Alexander Gray Associates presented its second exhibition of work by Harmony Hammond (b.1944), including paintings, monotypes and ink drawings dating from 2014 to the present. A pioneer of feminist and queer discourse, Hammond’s earliest feminist work combined gender politics with post-minimal concerns of materials and process, frequently occupying a space between painting and sculpture—a focus that continues to this day. Her thick near-monochrome paintings of the last decade participate in the narrative of modernist abstraction; at the same time they insist on an oppositional discourse of feminist and queer content. Their focus on materiality and the indexical, suggesting topographies of body derive from and remain in conversation with her feminist work of the 1970s.
In her recent paintings featured in the exhibition, Hammond grommets a field or grid of holes into her canvases. Layering patches of fabric, straps and grommets intermittently with oil paint, she builds textured near-monochromatic surfaces of earthy reds, deep-blacks, dusty beiges, and creamy whites, activated by light and cast shadow. The gridded field of grommeted holes physically opens the painting surface alluding to layers, spaces and histories buried below as well as body orifaces. A close examination of what at first glance might appear to be minimal monochrome grid paintings, reveals a disturbance or rupture as underlying layers of color are visible through cracks, crevices and holes, interrupting both surface and grid. For Hammond, “It’s about what’s hidden, muffled, covered up or over, pushing up from underneath, asserting itself, suggesting agency and voice.”
In Bandaged Grid #1 (2015), the most recent painting in the exhibition, she applied fraying strips of leftover canvas to evoke a bandaged body, noting, “a bandage always implies a wound. A bandaged grid implies an interruption of the narrative of the modernist grid and therefore, an interruption of utopian egalitarian order...a precarity. But also, however fragile, the possibility of holding together, of healing.”

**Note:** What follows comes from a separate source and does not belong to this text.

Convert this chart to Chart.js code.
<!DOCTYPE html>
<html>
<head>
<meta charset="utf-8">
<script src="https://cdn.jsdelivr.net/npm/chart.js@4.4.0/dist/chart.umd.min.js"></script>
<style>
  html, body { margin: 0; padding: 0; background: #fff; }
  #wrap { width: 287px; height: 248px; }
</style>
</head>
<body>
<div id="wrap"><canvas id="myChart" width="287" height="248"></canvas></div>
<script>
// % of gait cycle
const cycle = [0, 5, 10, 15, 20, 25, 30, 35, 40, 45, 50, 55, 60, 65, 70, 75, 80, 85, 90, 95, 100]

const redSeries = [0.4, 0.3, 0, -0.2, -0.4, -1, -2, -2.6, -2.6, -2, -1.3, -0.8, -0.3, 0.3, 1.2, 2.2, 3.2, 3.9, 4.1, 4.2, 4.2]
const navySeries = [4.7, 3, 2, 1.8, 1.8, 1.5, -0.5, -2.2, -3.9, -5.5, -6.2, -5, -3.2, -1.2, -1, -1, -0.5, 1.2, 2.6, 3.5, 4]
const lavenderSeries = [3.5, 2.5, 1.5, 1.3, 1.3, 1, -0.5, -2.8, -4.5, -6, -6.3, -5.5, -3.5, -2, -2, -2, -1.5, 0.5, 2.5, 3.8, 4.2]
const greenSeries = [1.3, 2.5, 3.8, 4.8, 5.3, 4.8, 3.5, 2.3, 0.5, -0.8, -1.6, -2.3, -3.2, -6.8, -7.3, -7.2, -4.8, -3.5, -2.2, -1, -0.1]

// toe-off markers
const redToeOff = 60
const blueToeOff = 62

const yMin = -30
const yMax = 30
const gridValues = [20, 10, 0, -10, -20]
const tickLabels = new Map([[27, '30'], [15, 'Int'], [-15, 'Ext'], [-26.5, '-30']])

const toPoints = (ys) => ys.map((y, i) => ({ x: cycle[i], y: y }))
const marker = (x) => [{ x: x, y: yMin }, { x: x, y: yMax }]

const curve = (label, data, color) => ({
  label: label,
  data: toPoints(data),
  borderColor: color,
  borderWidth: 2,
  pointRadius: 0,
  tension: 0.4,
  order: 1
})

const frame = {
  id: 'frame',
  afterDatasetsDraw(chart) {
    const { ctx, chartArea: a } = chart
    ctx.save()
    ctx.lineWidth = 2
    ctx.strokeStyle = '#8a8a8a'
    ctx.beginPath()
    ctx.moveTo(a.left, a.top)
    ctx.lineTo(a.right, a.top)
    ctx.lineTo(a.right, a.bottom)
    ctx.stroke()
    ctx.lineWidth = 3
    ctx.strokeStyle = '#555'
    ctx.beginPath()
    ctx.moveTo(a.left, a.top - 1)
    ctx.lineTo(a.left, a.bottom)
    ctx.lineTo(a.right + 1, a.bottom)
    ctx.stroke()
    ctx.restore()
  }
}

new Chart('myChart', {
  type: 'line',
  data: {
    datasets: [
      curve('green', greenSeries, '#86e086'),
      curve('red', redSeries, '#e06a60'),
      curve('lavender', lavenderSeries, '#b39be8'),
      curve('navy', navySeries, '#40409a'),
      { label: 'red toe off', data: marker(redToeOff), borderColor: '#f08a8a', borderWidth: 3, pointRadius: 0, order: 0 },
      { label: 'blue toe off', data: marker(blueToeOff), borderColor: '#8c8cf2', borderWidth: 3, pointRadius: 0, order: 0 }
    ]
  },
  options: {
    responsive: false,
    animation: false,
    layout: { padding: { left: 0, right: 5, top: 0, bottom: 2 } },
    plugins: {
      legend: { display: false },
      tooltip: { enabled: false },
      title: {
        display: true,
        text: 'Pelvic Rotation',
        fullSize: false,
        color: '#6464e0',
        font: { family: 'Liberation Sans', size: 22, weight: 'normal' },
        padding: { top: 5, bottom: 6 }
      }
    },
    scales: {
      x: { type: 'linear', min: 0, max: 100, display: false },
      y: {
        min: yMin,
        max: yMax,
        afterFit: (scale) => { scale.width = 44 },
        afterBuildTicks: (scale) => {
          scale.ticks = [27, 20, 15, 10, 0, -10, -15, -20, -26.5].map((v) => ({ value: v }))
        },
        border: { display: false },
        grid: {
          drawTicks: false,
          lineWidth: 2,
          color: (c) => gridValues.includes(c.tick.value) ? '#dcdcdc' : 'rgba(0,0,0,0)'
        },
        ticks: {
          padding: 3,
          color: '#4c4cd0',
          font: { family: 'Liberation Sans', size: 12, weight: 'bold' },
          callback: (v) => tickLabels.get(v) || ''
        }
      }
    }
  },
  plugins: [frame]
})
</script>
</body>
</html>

Works on paper are also a key part of Hammond’s oeuvre. The irregular surfaces she achieved in her paintings are present in her grommeted monotypes, which art writer Lucy Lippard calls grommetypes. Linking the works on paper to her painting practice, she comments, “It’s about accumulation, not blending.” Also on view are two suites of Hammond’s Ledger Drawings (2015), text-based drawings on ledger book pages. In these works, Hammond’s practice as a critic and art historian becomes self-reflexive. The drawings repeat words and phrases that the artist has noticed used to denigrate late-career, female artists—“obsolete,” “vintage,” “your generation,” “dragon lady,” “get your due,” and “diva.” Re-inscribed on paper originally intended to inventory commodities or services, Hammond exhausts the words’ intended meaning, rendering them powerless, and reclaiming these phrases on her own terms.